Your doctor will determine the type of treatment you will need for your type of tachycardia. Your treatment options could include medication, ablation, an implantable cardioverter defibrillator, or open-heart surgery.
Your doctor may prescribe medication to try and control a fast heartbeat (tachycardia). It can be taken in pill form or by injection.
Anti-arrhythmics – Commonly given drug such as Amiodarone, Sotolol, and others.
Blood thinners – Patients with tachycardia are at greater risk for blood clots, so your physician may prescribe blood thinners like aspirin, dabigatran (Pradaxa), or warfarin (Coumadin) to reduce blood clot formation.
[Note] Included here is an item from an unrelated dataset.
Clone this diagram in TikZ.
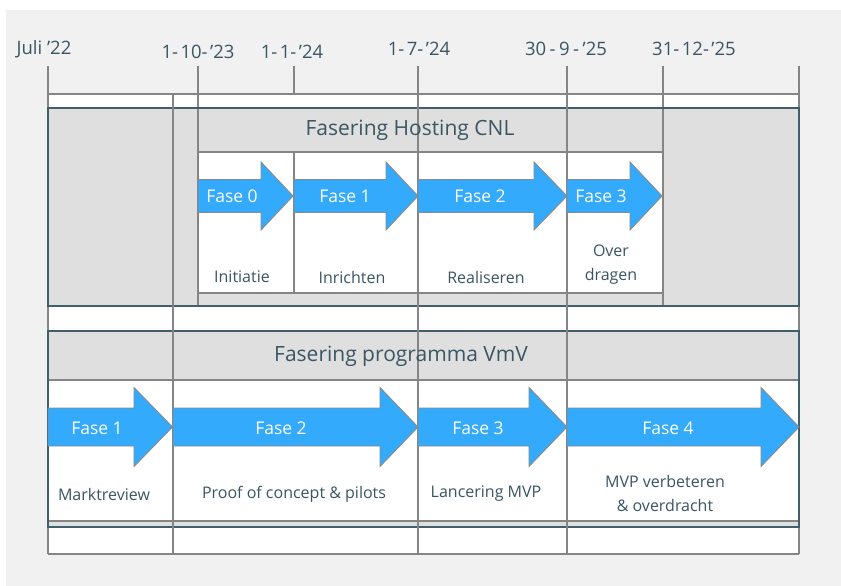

Beta-blockers – Beta-blockers decrease the heart’s need for blood and oxygen by slowing the heart down. They also help the heart to beat in a regular rhythm.
Calcium channel blockers – Calcium channel blockers decrease blood pressure by dilating vessels. They also decrease how strongly the heart contracts, reducing the amount of oxygen it needs.
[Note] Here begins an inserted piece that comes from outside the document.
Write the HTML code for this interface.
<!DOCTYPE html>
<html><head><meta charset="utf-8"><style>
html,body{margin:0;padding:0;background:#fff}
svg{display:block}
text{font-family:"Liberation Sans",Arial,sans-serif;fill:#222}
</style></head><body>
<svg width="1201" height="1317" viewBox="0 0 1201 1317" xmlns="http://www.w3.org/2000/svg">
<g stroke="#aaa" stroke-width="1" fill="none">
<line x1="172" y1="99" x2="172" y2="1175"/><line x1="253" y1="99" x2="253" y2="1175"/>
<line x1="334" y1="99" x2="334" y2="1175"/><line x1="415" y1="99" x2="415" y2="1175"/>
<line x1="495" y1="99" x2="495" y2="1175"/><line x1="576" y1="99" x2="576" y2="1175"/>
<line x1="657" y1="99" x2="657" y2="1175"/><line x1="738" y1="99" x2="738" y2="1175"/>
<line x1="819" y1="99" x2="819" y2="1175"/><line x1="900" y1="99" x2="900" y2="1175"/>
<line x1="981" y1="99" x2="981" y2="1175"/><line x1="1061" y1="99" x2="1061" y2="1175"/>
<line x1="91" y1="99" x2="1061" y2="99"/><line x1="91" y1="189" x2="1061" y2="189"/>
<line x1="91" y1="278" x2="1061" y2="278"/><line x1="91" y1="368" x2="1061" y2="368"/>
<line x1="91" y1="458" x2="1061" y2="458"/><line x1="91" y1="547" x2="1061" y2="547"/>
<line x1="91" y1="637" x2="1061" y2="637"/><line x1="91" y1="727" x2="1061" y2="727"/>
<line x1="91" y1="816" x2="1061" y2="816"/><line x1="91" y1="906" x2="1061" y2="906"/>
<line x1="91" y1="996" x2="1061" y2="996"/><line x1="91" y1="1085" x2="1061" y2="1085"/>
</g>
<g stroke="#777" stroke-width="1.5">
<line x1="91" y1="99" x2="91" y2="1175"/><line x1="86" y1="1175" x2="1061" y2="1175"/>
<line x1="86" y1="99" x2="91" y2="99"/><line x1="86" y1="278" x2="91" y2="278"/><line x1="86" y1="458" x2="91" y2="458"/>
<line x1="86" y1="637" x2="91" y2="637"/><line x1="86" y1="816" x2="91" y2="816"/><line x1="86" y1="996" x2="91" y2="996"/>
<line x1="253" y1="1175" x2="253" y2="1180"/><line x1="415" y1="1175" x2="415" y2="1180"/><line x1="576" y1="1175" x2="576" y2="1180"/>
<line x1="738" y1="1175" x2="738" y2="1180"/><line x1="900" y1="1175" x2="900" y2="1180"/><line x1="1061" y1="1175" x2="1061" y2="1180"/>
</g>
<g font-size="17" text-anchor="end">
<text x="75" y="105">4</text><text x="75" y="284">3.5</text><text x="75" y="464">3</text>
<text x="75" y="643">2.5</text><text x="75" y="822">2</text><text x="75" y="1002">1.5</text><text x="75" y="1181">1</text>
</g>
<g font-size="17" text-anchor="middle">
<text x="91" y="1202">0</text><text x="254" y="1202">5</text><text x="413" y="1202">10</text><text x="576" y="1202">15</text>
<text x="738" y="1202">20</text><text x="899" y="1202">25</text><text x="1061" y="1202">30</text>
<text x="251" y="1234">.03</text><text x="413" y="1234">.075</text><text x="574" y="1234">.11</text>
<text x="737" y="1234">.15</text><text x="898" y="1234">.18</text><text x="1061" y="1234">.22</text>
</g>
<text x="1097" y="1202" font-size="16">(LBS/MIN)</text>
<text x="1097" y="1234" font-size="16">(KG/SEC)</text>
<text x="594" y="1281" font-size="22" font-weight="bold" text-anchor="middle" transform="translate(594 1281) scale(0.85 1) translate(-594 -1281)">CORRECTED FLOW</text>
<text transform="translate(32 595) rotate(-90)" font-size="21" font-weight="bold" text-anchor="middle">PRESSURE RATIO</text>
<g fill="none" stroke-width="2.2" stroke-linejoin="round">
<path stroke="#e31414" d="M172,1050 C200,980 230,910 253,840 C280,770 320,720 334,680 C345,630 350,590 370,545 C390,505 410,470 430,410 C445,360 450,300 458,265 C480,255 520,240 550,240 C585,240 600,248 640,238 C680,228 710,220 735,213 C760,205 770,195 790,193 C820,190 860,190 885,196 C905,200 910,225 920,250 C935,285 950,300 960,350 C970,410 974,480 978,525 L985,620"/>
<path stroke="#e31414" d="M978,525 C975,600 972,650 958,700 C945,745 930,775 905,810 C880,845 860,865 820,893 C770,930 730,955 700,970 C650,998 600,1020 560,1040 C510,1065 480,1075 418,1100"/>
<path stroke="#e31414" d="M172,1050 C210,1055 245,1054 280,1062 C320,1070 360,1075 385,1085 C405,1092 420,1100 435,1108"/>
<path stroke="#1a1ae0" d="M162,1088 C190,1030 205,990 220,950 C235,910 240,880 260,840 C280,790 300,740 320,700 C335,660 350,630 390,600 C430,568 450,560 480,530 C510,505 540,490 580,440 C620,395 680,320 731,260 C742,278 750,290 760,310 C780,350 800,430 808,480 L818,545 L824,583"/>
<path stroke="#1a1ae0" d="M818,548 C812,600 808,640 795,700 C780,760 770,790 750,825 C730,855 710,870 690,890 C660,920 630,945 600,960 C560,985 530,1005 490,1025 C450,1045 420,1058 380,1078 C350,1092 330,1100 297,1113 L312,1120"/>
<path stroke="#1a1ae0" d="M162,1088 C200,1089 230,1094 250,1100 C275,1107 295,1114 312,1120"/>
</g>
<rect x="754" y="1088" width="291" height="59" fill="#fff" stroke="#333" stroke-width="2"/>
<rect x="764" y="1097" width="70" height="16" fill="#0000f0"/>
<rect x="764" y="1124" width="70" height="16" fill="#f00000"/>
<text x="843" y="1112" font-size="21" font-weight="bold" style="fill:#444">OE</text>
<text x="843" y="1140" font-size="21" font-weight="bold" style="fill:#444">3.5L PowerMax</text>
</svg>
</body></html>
Diuretics – Diuretics reduce the amount of fluid in the body so the heart needs to do less work.
Nitrates – Nitrates relax blood vessels, increasing the amount of blood and oxygen that can flow to the heart.
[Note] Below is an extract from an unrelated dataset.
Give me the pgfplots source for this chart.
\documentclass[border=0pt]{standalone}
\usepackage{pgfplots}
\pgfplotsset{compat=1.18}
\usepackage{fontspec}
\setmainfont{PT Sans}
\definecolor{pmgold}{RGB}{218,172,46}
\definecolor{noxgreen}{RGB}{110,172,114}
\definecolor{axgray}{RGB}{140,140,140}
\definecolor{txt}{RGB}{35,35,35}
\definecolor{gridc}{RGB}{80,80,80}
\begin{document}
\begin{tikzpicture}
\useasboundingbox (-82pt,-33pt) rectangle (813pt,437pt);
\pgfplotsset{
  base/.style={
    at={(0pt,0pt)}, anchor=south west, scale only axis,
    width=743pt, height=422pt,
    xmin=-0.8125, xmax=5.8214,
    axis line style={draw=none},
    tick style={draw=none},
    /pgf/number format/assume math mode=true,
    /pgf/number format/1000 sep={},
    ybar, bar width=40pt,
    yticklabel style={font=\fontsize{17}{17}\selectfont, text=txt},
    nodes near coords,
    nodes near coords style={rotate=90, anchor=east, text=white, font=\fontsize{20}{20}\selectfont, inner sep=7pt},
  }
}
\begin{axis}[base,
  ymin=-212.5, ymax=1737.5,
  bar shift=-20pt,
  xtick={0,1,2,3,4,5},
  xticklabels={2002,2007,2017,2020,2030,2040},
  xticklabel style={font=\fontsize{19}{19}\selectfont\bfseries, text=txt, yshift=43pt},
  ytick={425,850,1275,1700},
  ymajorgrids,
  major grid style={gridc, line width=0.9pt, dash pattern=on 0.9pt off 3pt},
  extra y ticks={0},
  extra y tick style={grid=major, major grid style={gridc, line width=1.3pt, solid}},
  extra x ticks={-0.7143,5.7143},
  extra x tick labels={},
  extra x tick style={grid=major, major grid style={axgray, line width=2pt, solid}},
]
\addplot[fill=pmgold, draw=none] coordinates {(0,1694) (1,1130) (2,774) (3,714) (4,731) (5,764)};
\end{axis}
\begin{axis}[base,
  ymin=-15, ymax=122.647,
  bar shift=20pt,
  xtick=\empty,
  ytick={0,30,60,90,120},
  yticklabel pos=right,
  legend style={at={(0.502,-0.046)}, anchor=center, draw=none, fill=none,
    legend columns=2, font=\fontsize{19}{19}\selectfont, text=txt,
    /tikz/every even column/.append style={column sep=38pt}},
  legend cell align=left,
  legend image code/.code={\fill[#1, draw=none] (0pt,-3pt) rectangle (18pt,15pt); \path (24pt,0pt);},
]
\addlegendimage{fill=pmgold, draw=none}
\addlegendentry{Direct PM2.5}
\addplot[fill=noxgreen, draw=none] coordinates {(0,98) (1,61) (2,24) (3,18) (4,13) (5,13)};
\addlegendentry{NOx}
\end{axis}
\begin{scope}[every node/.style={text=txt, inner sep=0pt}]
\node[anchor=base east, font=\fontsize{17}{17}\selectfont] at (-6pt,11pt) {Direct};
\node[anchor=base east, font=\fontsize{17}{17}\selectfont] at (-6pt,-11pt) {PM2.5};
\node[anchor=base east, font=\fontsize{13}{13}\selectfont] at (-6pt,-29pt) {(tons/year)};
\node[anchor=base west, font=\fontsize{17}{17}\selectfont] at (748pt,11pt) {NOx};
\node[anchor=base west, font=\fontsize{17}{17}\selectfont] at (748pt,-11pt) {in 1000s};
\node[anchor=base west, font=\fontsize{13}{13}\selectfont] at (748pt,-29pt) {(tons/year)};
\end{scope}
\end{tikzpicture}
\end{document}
The following arrhythmias (conditions characterized by an abnormal or irregular heartbeat rhythm) are treated by radiofrequency catheter ablation therapy:
An implantable cardioverter-defibrillator (ICD) delivers anti-tachycardia pacing and/or electroshocks to terminate tachycardia (heart rhythms that are so fast that the blood no longer circulates sufficiently). It is larger than a pacemaker and is implanted in the chest to monitor the heartbeat and to deliver electrical shock to reset the heart to its normal rhythm. If you are at risk of life-threatening tachycardia,your doctor may recommend an ICD.
Implantable cardioverter defibrillators (ICD) have historically been considered a contraindication (a reason to withhold medical treatment due to potential harm to the patient) for Magnetic Resonance Imaging (MRI). In 2015, the US Food and Drug Administration (FDA) approved ICD technology that can be used safely during MRI. Today there are ICD available that are MR conditional.
Open-heart surgery can be used to destroy the tissue responsible for creating an electrical pathway that is disrupting the normal function of the heart. During the surgery, incisions will be made to the affected areas. Since scar tissue will not conduct electricity, it will interrupt the impulses responsible for your tachycardia.